Yes, so i think basically goofey is just snowboarding "lefty", and since before i didnt know what it is, i put it for i dont know. But if i could, i would now put myself as regular.


----------



## Guest (Jun 21, 2006)

I am definantly goofy! I don't know why I stand this way as I am right handed but I have never been able to go right foot forward. Kinda doesn't make sense to me.



justagirl


----------



## Guest (Jun 28, 2006)

its not that complicated right foot forward is goofy left foot forward is regular. switch is riding the oppisite direction that you usually do. when someone says fakie it means switch but they usually use it when talking about tricks on rails or like boardslide to fakie means you do a boardslide and you land in your oppisite stance. when people talk about spins they usally say cab 540 or cab 720 which is a switch 720, a "cab" is a switch 360 so when someone says "half-cab" it mean a switch 180. cab and fakie are just words taht mean switch.

and im regualar


----------



## Guest (Nov 17, 2006)

the term cab comes from skateboarding for all those who wondered about whether snowboarding tricks are like skateboarding ones.

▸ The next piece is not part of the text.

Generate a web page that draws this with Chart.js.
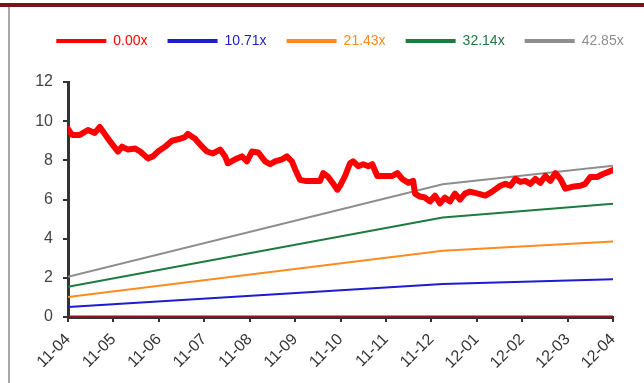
<!DOCTYPE html>
<html>
<head>
<meta charset="utf-8">
<script src="https://cdn.jsdelivr.net/npm/chart.js@4/dist/chart.umd.min.js"></script>
<style>
  html, body { margin: 0; padding: 0; background: #fff; }
  #wrap { position: relative; width: 644px; height: 383px; overflow: hidden; }
  #topbar { position: absolute; left: 0; top: 3px; width: 644px; height: 4px; background: #7b1416; }
  #leftbar { position: absolute; left: 8px; top: 7px; width: 2px; height: 376px; background: #a8a8a8; }
  canvas { position: absolute; left: 0; top: 0; }
</style>
</head>
<body>
<div id="wrap">
  <canvas id="pb-band" width="644" height="383"></canvas>
  <div id="topbar"></div>
  <div id="leftbar"></div>
</div>
<script>
// month ticks (x = months since 11-04)
var monthLabels = ['11-04', '11-05', '11-06', '11-07', '11-08', '11-09', '11-10',
    '11-11', '11-12', '12-01', '12-02', '12-03', '12-04'];

// share price
var priceX = [0.00, 0.09, 0.26, 0.44, 0.59, 0.70, 0.81, 0.93, 1.10, 1.19, 1.32, 1.48, 1.59,
    1.76, 1.87, 1.98, 2.14, 2.29, 2.47, 2.58, 2.64, 2.80, 2.91, 3.06, 3.19, 3.35, 3.46,
    3.52, 3.68, 3.83, 3.94, 4.05, 4.19, 4.34, 4.45, 4.56, 4.71, 4.82, 4.93, 5.00, 5.11,
    5.22, 5.37, 5.55, 5.62, 5.73, 5.84, 5.93, 5.99, 6.10, 6.21, 6.28, 6.39, 6.50, 6.61,
    6.70, 6.81, 6.98, 7.14, 7.25, 7.36, 7.49, 7.60, 7.64, 7.75, 7.86, 7.97, 8.08, 8.19,
    8.30, 8.41, 8.52, 8.63, 8.74, 8.85, 9.03, 9.19, 9.34, 9.52, 9.63, 9.74, 9.85, 9.96,
    10.07, 10.18, 10.29, 10.40, 10.51, 10.62, 10.73, 10.84, 10.95, 11.10, 11.28, 11.39,
    11.50, 11.65, 11.78, 11.94, 12.00];
var priceY = [9.6, 9.3, 9.3, 9.55, 9.4, 9.7, 9.35, 8.95, 8.45, 8.7, 8.55, 8.6, 8.45,
    8.1, 8.2, 8.45, 8.7, 9.0, 9.1, 9.2, 9.35, 9.1, 8.8, 8.45, 8.35, 8.55, 8.2,
    7.85, 8.05, 8.2, 7.95, 8.45, 8.4, 7.95, 7.8, 7.95, 8.05, 8.2, 7.95, 7.55, 7.0,
    6.95, 6.95, 6.95, 7.35, 7.15, 6.8, 6.5, 6.7, 7.2, 7.85, 7.95, 7.7, 7.8, 7.7,
    7.8, 7.2, 7.2, 7.2, 7.35, 7.05, 6.85, 6.95, 6.3, 6.15, 6.1, 5.9, 6.2, 5.8,
    6.1, 5.9, 6.3, 6.0, 6.3, 6.4, 6.3, 6.2, 6.4, 6.7, 6.8, 6.7, 7.05, 6.9,
    6.95, 6.8, 7.05, 6.85, 7.2, 6.95, 7.35, 7.05, 6.55, 6.65, 6.7, 6.8,
    7.15, 7.15, 7.3, 7.45, 7.5];

// PB band lines
var bandX = [0, 8.25, 12];
var band000 = [0, 0, 0];
var band1071 = [0.51, 1.68, 1.93];
var band2143 = [1.02, 3.38, 3.85];
var band3214 = [1.54, 5.08, 5.78];
var band4285 = [2.05, 6.78, 7.72];

var bandNames = ['0.00x', '10.71x', '21.43x', '32.14x', '42.85x'];
var bandColors = ['#8a1a1c', '#1c1cd2', '#ff8a1e', '#1e7a3e', '#8e8e8e'];
var legendColors = ['#ff0000', '#1c1cd2', '#ff8a1e', '#1e7a3e', '#8e8e8e'];

function pts(xs, ys) {
    return xs.map(function (x, i) { return { x: x, y: ys[i] }; });
}

var bands = [band000, band1071, band2143, band3214, band4285];
var datasets = [{
    label: 'price',
    data: pts(priceX, priceY),
    borderColor: '#ff0000',
    borderWidth: 6,
    borderJoinStyle: 'round',
    borderCapStyle: 'round',
    pointRadius: 0,
    tension: 0,
    order: 0
}];
for (var i = 0; i < bands.length; i++) {
    datasets.push({
        label: bandNames[i],
        data: pts(bandX, bands[i]),
        borderColor: bandColors[i],
        borderWidth: i == 0 ? 3 : 2,
        pointRadius: 0,
        tension: 0,
        order: 1
    });
}

// a bit more room under the legend
var legendGap = {
    id: 'legendGap',
    beforeInit: function (chart) {
        var fit = chart.legend.fit;
        chart.legend.fit = function () {
            fit.bind(chart.legend)();
            this.height += 24;
        };
    }
};

new Chart('pb-band', {
    type: 'line',
    data: { datasets: datasets },
    plugins: [legendGap],
    options: {
        responsive: false,
        animation: false,
        devicePixelRatio: 1,
        layout: { padding: { left: 36, right: 0, top: 14, bottom: 0 } },
        plugins: {
            tooltip: { enabled: false },
            legend: {
                position: 'top',
                labels: {
                    boxWidth: 50,
                    boxHeight: 4,
                    padding: 20,
                    font: { family: 'Liberation Sans, Arial', size: 14 },
                    generateLabels: function () {
                        return bandNames.map(function (n, i) {
                            return {
                                text: n, fillStyle: legendColors[i], strokeStyle: legendColors[i],
                                fontColor: legendColors[i], lineWidth: 0, hidden: false, datasetIndex: i + 1
                            };
                        });
                    }
                }
            }
        },
        scales: {
            x: {
                type: 'linear', min: 0, max: 12,
                afterFit: function (s) { s.height = 66; },
                ticks: {
                    stepSize: 1, autoSkip: false, maxRotation: 45, minRotation: 45,
                    color: '#333', padding: 8,
                    font: { family: 'Liberation Sans, Arial', size: 16 },
                    callback: function (v) { return monthLabels[v]; }
                },
                grid: { drawOnChartArea: false, tickLength: 5, color: '#333', lineWidth: 2 },
                border: { color: '#333', width: 3 }
            },
            y: {
                min: 0, max: 12,
                afterFit: function (s) { s.width = 32; },
                ticks: {
                    stepSize: 2, color: '#444', padding: 10,
                    font: { family: 'Liberation Sans, Arial', size: 16 }
                },
                grid: { drawOnChartArea: false, tickLength: 5, color: '#333', lineWidth: 2 },
                border: { color: '#333', width: 3 }
            },
            y2: {
                position: 'right', display: true,
                afterFit: function (s) { s.width = 31; },
                ticks: { display: false },
                grid: { display: false },
                border: { display: false }
            }
        }
    }
});
</script>
</body>
</html>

Steve Caballero was one of the first great pro skateboarders and he coined the term cab to mean a switch 360.

AND GOOFY IS THE WAY TO BE!!

for all those confused who think theyre goofy above...IF YOUR LEFT FOOT IS FORWARD YOU ARE NOT GOOFY!


----------



## Guest (Nov 20, 2006)

lol some of you guys got it backwards....


<------- Downslope ----------> Upslope

(so you're facing _left_)...

(==L===R==) <---- regular stance, left foot downhill, right foot on the uphill half


(==R===L==) <---- goofy stance, right foot downhill, left foot on the uphill half


----------



## Guest (Dec 11, 2006)

i mainly ride goofy...but sometime i'll switch it up


----------



## Guest (Dec 12, 2006)

there is some confusion here. some people got it right, ill just be sure to clarify. I ride regular stanced, with my left foot leading me downhill. my friend rides goofy, with his right foot leading downhill. i am working on my switch riding (for me iw ould try to ride goofy) and my fakie rail slides (again, i just do the slide goofy). i naturally spin to my right (clockwise), but a cab spin would be a leftwards (counterclockwise) 360. i hope that helped.


----------



## Guest (Jan 7, 2009)

goofy... in more ways than one


----------



## Extremo (Nov 6, 2008)

Goof Trooper here!!


----------



## Guest (Jan 7, 2009)

lynn said:


> Hey geline,
> 
> no worries - regular is with your right foot forward, goofey is with your left foot forward.
> 
> The other term you may hear is fakey which means you stand the opposite way to the natural way for you.


goofy is with your right foot forward, regular is with your left foot forward. complete opposite of what you said. you sure you're goofy? lol.


----------



## Guest (Jan 7, 2009)

Why, yes. I do consider myself quite the odd duck, actually.


----------